- PROBLEM TO WORK ON
Can you output the material exactly as written, minus any pictures it holds?

- Figure scripts
start

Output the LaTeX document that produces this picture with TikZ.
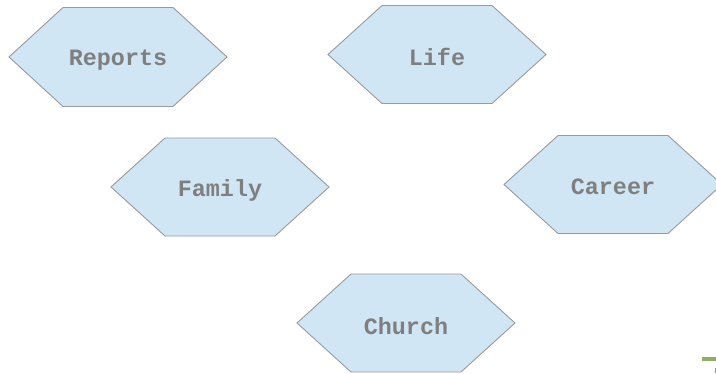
\documentclass[tikz,border=0pt]{standalone}
\usepackage{fontspec}
\setmonofont{Liberation Mono}
\begin{document}
\begin{tikzpicture}[x=1pt,y=-1pt,
  hexfill/.style={fill=hexblue,draw=hexgray,line width=0.9pt,line join=miter},
  hexlabel/.style={font=\ttfamily\bfseries\fontsize{23.4}{28}\selectfont,text=labelgray,inner sep=0pt,anchor=center}]
\definecolor{hexblue}{HTML}{D0E6F4}
\definecolor{hexgray}{HTML}{9A9A9A}
\definecolor{labelgray}{HTML}{7F7F7F}
\definecolor{markgreen}{HTML}{92AE62}
\useasboundingbox (0,0) rectangle (716,373);
\draw[hexfill] (9,57) -- (63,7.5) -- (173,7.5) -- (227,57) -- (173,106.5) -- (63,106.5) -- cycle;
\node[hexlabel] (reports) at (118,60) {Reports};
\draw[hexfill] (328,54.5) -- (382,5.5) -- (492,5.5) -- (546,54.5) -- (492,103.5) -- (382,103.5) -- cycle;
\node[hexlabel] (life) at (437,57) {Life};
\draw[hexfill] (111,187) -- (165,138) -- (275,138) -- (329,187) -- (275,236) -- (165,236) -- cycle;
\node[hexlabel] (family) at (220,190) {Family};
\draw[hexfill] (504,184.5) -- (558,135.5) -- (668,135.5) -- (722,184.5) -- (668,233.5) -- (558,233.5) -- cycle;
\node[hexlabel] (career) at (613,187) {Career};
\draw[hexfill] (297,323) -- (351,274) -- (461,274) -- (515,323) -- (461,372) -- (351,372) -- cycle;
\node[hexlabel] (church) at (406,326) {Church};
\fill[markgreen] (702,357) rectangle (716,361);
\fill[hexgray] (715,368) rectangle (716,373);
\end{tikzpicture}
\end{document}
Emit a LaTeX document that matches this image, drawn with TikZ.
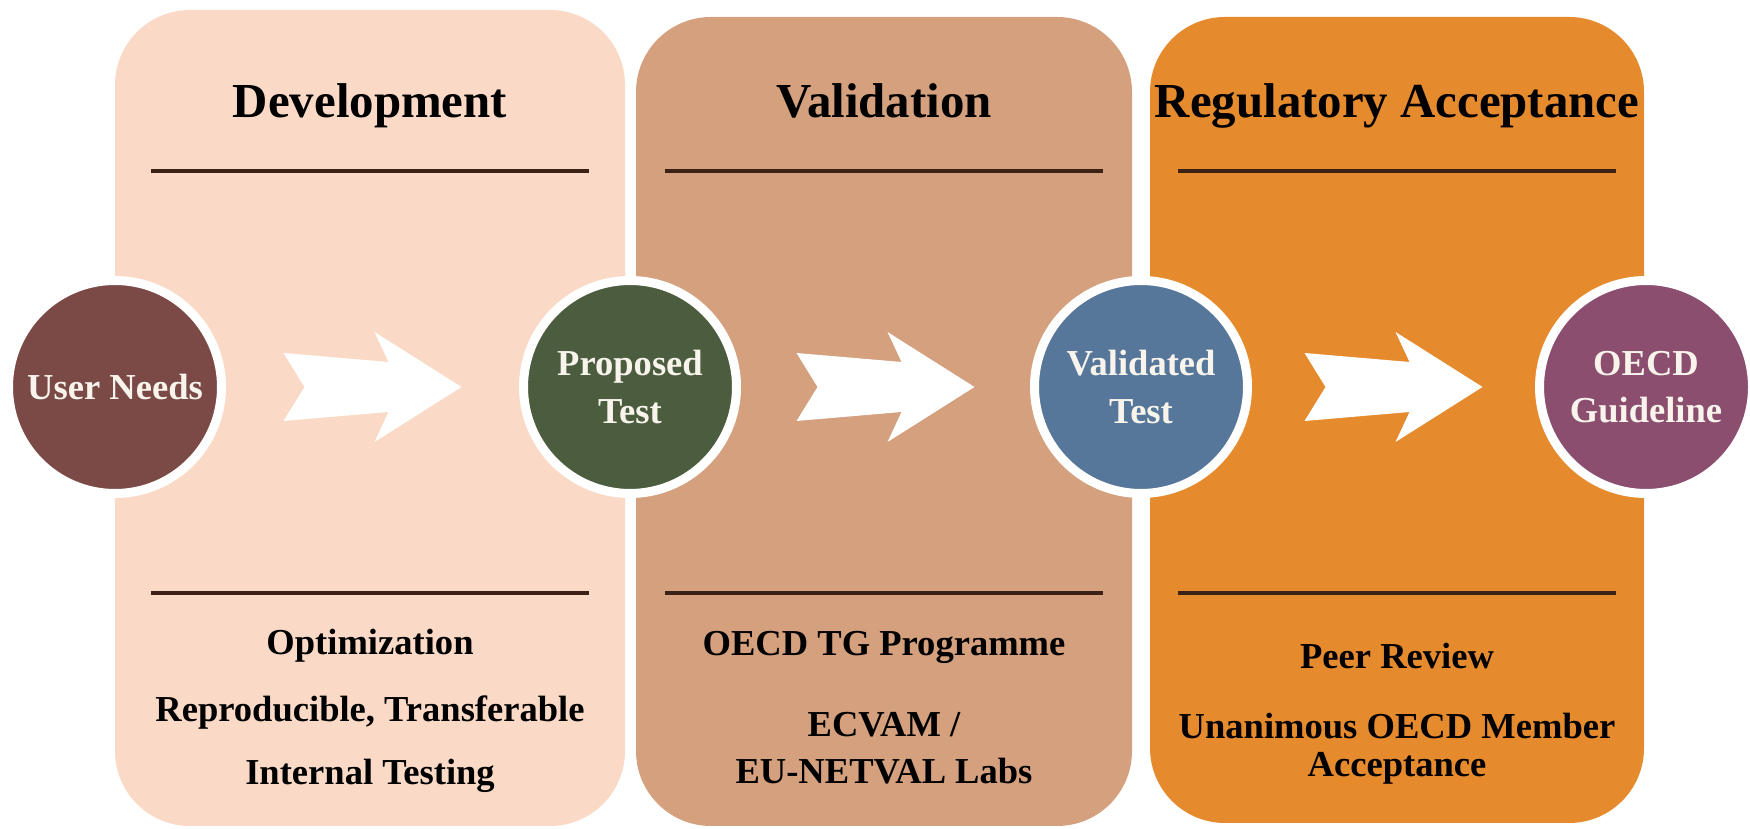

end

- RESULT OF THE TASK
Output the LaTeX document that produces this picture with TikZ.
\documentclass[tikz,border=0pt]{standalone}
\usepackage{fontspec}
\setmonofont{Liberation Mono}
\begin{document}
\begin{tikzpicture}[x=1pt,y=-1pt,
  hexfill/.style={fill=hexblue,draw=hexgray,line width=0.9pt,line join=miter},
  hexlabel/.style={font=\ttfamily\bfseries\fontsize{23.4}{28}\selectfont,text=labelgray,inner sep=0pt,anchor=center}]
\definecolor{hexblue}{HTML}{D0E6F4}
\definecolor{hexgray}{HTML}{9A9A9A}
\definecolor{labelgray}{HTML}{7F7F7F}
\definecolor{markgreen}{HTML}{92AE62}
\useasboundingbox (0,0) rectangle (716,373);
\draw[hexfill] (9,57) -- (63,7.5) -- (173,7.5) -- (227,57) -- (173,106.5) -- (63,106.5) -- cycle;
\node[hexlabel] (reports) at (118,60) {Reports};
\draw[hexfill] (328,54.5) -- (382,5.5) -- (492,5.5) -- (546,54.5) -- (492,103.5) -- (382,103.5) -- cycle;
\node[hexlabel] (life) at (437,57) {Life};
\draw[hexfill] (111,187) -- (165,138) -- (275,138) -- (329,187) -- (275,236) -- (165,236) -- cycle;
\node[hexlabel] (family) at (220,190) {Family};
\draw[hexfill] (504,184.5) -- (558,135.5) -- (668,135.5) -- (722,184.5) -- (668,233.5) -- (558,233.5) -- cycle;
\node[hexlabel] (career) at (613,187) {Career};
\draw[hexfill] (297,323) -- (351,274) -- (461,274) -- (515,323) -- (461,372) -- (351,372) -- cycle;
\node[hexlabel] (church) at (406,326) {Church};
\fill[markgreen] (702,357) rectangle (716,361);
\fill[hexgray] (715,368) rectangle (716,373);
\end{tikzpicture}
\end{document}
Emit a LaTeX document that matches this image, drawn with TikZ.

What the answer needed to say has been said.